Your daughter is extremely lucky to have you for a father.

I can't even imagine the pain you must be going through after ten years of marriage and it ending with you fearing for your daughter's safety, among other things. And, as mads said, you and your daughter are much better off without your ex's abuse and manipulation. Good luck and stay strong.
 
i am focused on my daughter 100% right now, she is my life and my soul, ive raised her since birth almost by my self. she calls my name out when shes hurt, she runs to me and asks for me all the time.

Hey... don't forget to take care of yourself and your body as well... Get as healthy as possible.

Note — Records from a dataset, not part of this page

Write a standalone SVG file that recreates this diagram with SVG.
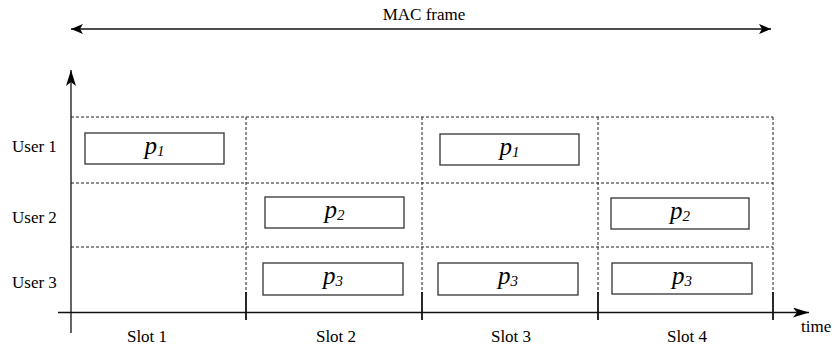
<svg xmlns="http://www.w3.org/2000/svg" width="835" height="347" viewBox="0 0 835 347">
<defs>
<marker id="ah" viewBox="0 0 12 10" refX="12" refY="5" markerWidth="12" markerHeight="10" markerUnits="userSpaceOnUse" orient="auto-start-reverse">
<path d="M0,0 L12,5 L0,10 L3,5 Z" fill="#000"/>
</marker>
<marker id="ah2" viewBox="0 0 16 10" refX="16" refY="5" markerWidth="16" markerHeight="10" markerUnits="userSpaceOnUse" orient="auto">
<path d="M0,0 L16,5 L0,10 L4,5 Z" fill="#000"/>
</marker>
</defs>
<style>
text{font-family:'Liberation Serif','Times New Roman',serif;fill:#000}
.lbl{font-size:17px}
.p{font-size:25px;font-style:italic;text-anchor:middle}
.sub{font-size:15px}
.grid{stroke:#222;stroke-width:1;stroke-dasharray:3,2;fill:none}
.box{fill:#fff;stroke:#333;stroke-width:1.3}
.axis{stroke:#111;stroke-width:1.3;fill:none}
.tick{stroke:#111;stroke-width:1.8}
</style>
<g id="connectors">
<line class="axis" x1="71" y1="29" x2="771" y2="29" stroke="#333" marker-start="url(#ah)" marker-end="url(#ah)"/>
<line class="axis" x1="71" y1="333" x2="71" y2="70" marker-end="url(#ah2)"/>
<line class="axis" x1="58" y1="312.5" x2="809" y2="312.5" marker-end="url(#ah2)"/>
</g>
<g id="grid">
<line class="grid" x1="71" y1="117" x2="773" y2="117"/>
<line class="grid" x1="71" y1="183" x2="773" y2="183"/>
<line class="grid" x1="71" y1="247" x2="773" y2="247"/>
<line class="grid" x1="246" y1="117" x2="246" y2="293"/>
<line class="grid" x1="422" y1="117" x2="422" y2="293"/>
<line class="grid" x1="598" y1="117" x2="598" y2="293"/>
<line class="grid" x1="773" y1="117" x2="773" y2="293"/>
<line class="tick" x1="246" y1="292" x2="246" y2="320"/>
<line class="tick" x1="422" y1="292" x2="422" y2="320"/>
<line class="tick" x1="598" y1="292" x2="598" y2="320"/>
<line class="tick" x1="773" y1="292" x2="773" y2="320"/>
</g>
<g id="labels">
<text class="lbl" x="424" y="20" text-anchor="middle" font-size="18">MAC frame</text>
<text class="lbl" x="12" y="152">User 1</text>
<text class="lbl" x="12" y="222.5">User 2</text>
<text class="lbl" x="12" y="288">User 3</text>
<text class="lbl" x="147" y="342" text-anchor="middle">Slot 1</text>
<text class="lbl" x="336" y="342" text-anchor="middle">Slot 2</text>
<text class="lbl" x="511" y="342" text-anchor="middle">Slot 3</text>
<text class="lbl" x="687" y="342" text-anchor="middle">Slot 4</text>
<text class="lbl" x="801" y="332">time</text>
</g>
<g id="u1s1"><rect class="box" x="85" y="133" width="139" height="31"/><text class="p" x="154.5" y="154">p<tspan class="sub" dy="2">1</tspan></text></g>
<g id="u1s3"><rect class="box" x="440" y="134" width="139" height="31"/><text class="p" x="509.5" y="155">p<tspan class="sub" dy="2">1</tspan></text></g>
<g id="u2s2"><rect class="box" x="265" y="197" width="139" height="31"/><text class="p" x="334.5" y="218">p<tspan class="sub" dy="2">2</tspan></text></g>
<g id="u2s4"><rect class="box" x="611" y="198" width="138" height="31"/><text class="p" x="680" y="219">p<tspan class="sub" dy="2">2</tspan></text></g>
<g id="u3s2"><rect class="box" x="263" y="263" width="140" height="32"/><text class="p" x="333" y="284">p<tspan class="sub" dy="2">3</tspan></text></g>
<g id="u3s3"><rect class="box" x="438" y="263" width="140" height="32"/><text class="p" x="508" y="284">p<tspan class="sub" dy="2">3</tspan></text></g>
<g id="u3s4"><rect class="box" x="612" y="263" width="140" height="31"/><text class="p" x="682" y="284">p<tspan class="sub" dy="2">3</tspan></text></g>
</svg>
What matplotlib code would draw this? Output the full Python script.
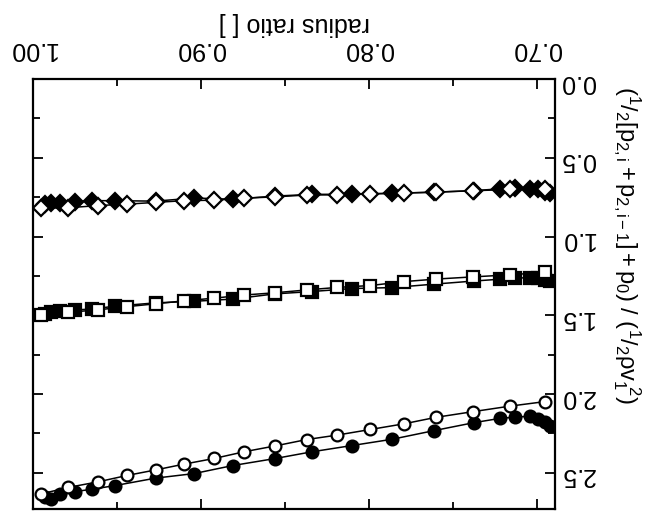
import matplotlib
matplotlib.use("Agg")
import matplotlib.pyplot as plt
from matplotlib.ticker import MultipleLocator, FormatStrFormatter

plt.rcParams["font.family"] = ["Liberation Sans", "DejaVu Sans"]
plt.rcParams["mathtext.fontset"] = "custom"
plt.rcParams["mathtext.rm"] = "Liberation Sans"
plt.rcParams["mathtext.it"] = "Liberation Sans"

# x positions of the open-symbol series
x_open = [0.995, 0.979, 0.961, 0.944, 0.927, 0.910, 0.892, 0.874, 0.856,
          0.837, 0.819, 0.799, 0.779, 0.760, 0.738, 0.716, 0.695]
# x positions of the filled-symbol series
x_filled = [0.993, 0.989, 0.984, 0.975, 0.965, 0.951, 0.927, 0.904, 0.881,
            0.856, 0.834, 0.810, 0.786, 0.761, 0.737, 0.722, 0.713, 0.704,
            0.699, 0.695, 0.692]

circle_open = [2.634, 2.593, 2.557, 2.517, 2.482, 2.445, 2.409, 2.366, 2.330,
               2.289, 2.261, 2.225, 2.189, 2.148, 2.112, 2.077, 2.048]
circle_filled = [2.655, 2.666, 2.635, 2.619, 2.605, 2.581, 2.534, 2.505, 2.454,
                 2.410, 2.367, 2.327, 2.287, 2.232, 2.181, 2.155, 2.147, 2.141,
                 2.157, 2.180, 2.206]

square_open = [1.499, 1.481, 1.465, 1.445, 1.427, 1.408, 1.391, 1.371, 1.357,
               1.339, 1.323, 1.311, 1.286, 1.270, 1.256, 1.243, 1.227]
square_filled = [1.492, 1.480, 1.474, 1.466, 1.460, 1.442, 1.421, 1.411, 1.397,
                 1.364, 1.349, 1.330, 1.324, 1.302, 1.282, 1.271, 1.265, 1.260,
                 1.263, 1.273, 1.279]

diamond_open = [0.820, 0.817, 0.803, 0.794, 0.783, 0.772, 0.769, 0.756, 0.748,
                0.736, 0.735, 0.728, 0.723, 0.718, 0.709, 0.701, 0.697]
diamond_filled = [0.792, 0.786, 0.784, 0.778, 0.772, 0.772, 0.775, 0.755, 0.763,
                  0.743, 0.732, 0.731, 0.726, 0.718, 0.708, 0.697, 0.694, 0.698,
                  0.701, 0.714, 0.724]

x_ticks = [0.70, 0.80, 0.90, 1.00]
y_ticks = [0.0, 0.5, 1.0, 1.5, 2.0, 2.5]

fig = plt.figure(figsize=(6.53, 5.13), dpi=100)
ax = fig.add_axes([0.0505, 0.0078, 0.7995, 0.838])

style = dict(color="k", lw=1.1, mec="k", mew=1.6)
# filled first, open symbols drawn on top
ax.plot(x_filled, circle_filled, marker="o", ms=8.5, mfc="k", **style)
ax.plot(x_filled, square_filled, marker="s", ms=8, mfc="k", **style)
ax.plot(x_filled, diamond_filled, marker="D", ms=8, mfc="k", **style)
ax.plot(x_open, circle_open, marker="o", ms=8.5, mfc="white", **style)
ax.plot(x_open, square_open, marker="s", ms=8, mfc="white", **style)
ax.plot(x_open, diamond_open, marker="D", ms=8, mfc="white", **style)

# the scanned figure is upside down: flip both axes and rotate the text
ax.set_xlim(1.0, 0.689)
ax.set_ylim(2.73, 0.0)
ax.set_xticks(x_ticks)
ax.set_yticks(y_ticks)
ax.xaxis.set_minor_locator(MultipleLocator(0.05))
ax.yaxis.set_minor_locator(MultipleLocator(0.25))
ax.xaxis.set_major_formatter(FormatStrFormatter("%.2f"))
ax.yaxis.set_major_formatter(FormatStrFormatter("%.1f"))

ax.tick_params(which="both", direction="in", top=True, bottom=True,
               left=True, right=True, labeltop=True, labelbottom=False,
               labelright=True, labelleft=False, labelsize=18,
               labelrotation=180, width=1.3)
ax.tick_params(which="major", length=7)
ax.tick_params(which="minor", length=5)
ax.tick_params(axis="x", which="major", pad=13)
for s in ax.spines.values():
    s.set_linewidth(1.6)

ax.xaxis.set_label_position("top")
ax.set_xlabel("radius ratio [ ]", fontsize=18, rotation=180, labelpad=4)
ax.set_ylabel(r"$(^1/_2[p_{2,i}+p_{2,i-1}]+p_0)\ /\ (^1/_2\rho v_1^{\ 2})$",
              fontsize=17, rotation=270, ha="center", va="center",
              rotation_mode="default")
ax.yaxis.set_label_coords(1.138, 0.614)

fig.savefig("out.png", dpi=100)
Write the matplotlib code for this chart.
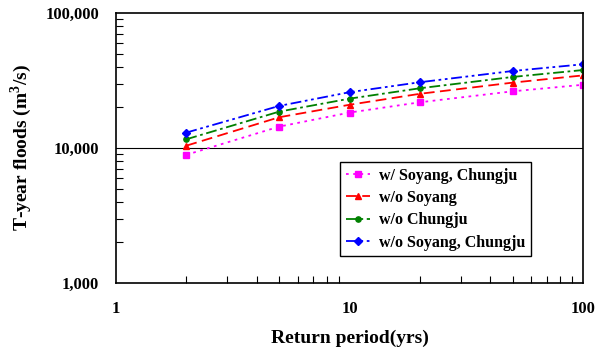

And take care of the sleeping issues too... You yourself are the best gift to your daughter.
 

NatRad

Well-known member
i asked my daughter if she missed her mummy today and she said no, mummys asleep. now thats saying something.

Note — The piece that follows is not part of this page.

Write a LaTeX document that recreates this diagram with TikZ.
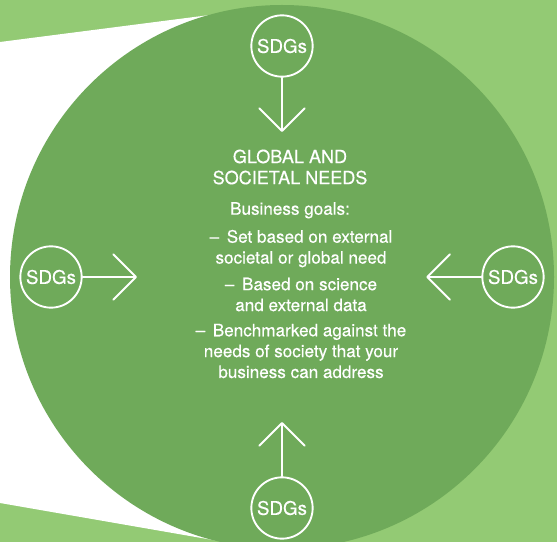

all she did was sleep her life away,always has..
 

NatRad

Well-known member
ive been raising my daughter by my self since i was born anyway, im her mummy and daddy in one. always have been, always will be.

im going to try and fix my rotator cuff too, the physio also hit the books and thinks my first rib has been dislodged and jammed behind something which is why im not makign too much progress, something up in the neck..
 

mrb

Well-known member
sorry to hear all about your troubles mate ... im divorced myself and went throught a lot of crap ... you sound like a good dad , just focas on your daughter , thats all i did when mine went wrong , and in the end you will probaly realise as i did that your better off without that woman ...
 

Remus

Moderator
Staff member
do i hate her or should i hate her mental illness, shes not the same person anymore and never will be.

neither, just move on and keep the strong bond with your daughter, rise above any nastyness from your ex, she will probably interfere and cause more probelms, keep a level head and use all legal and social worker help there is.

I got custody of my two kids back in '97 for pretty similar reasons to yourself.
 

NatRad

Well-known member
ive always been a single dad, but now its different, so new things to learn..

i wonder if they can deprogram me, from all this.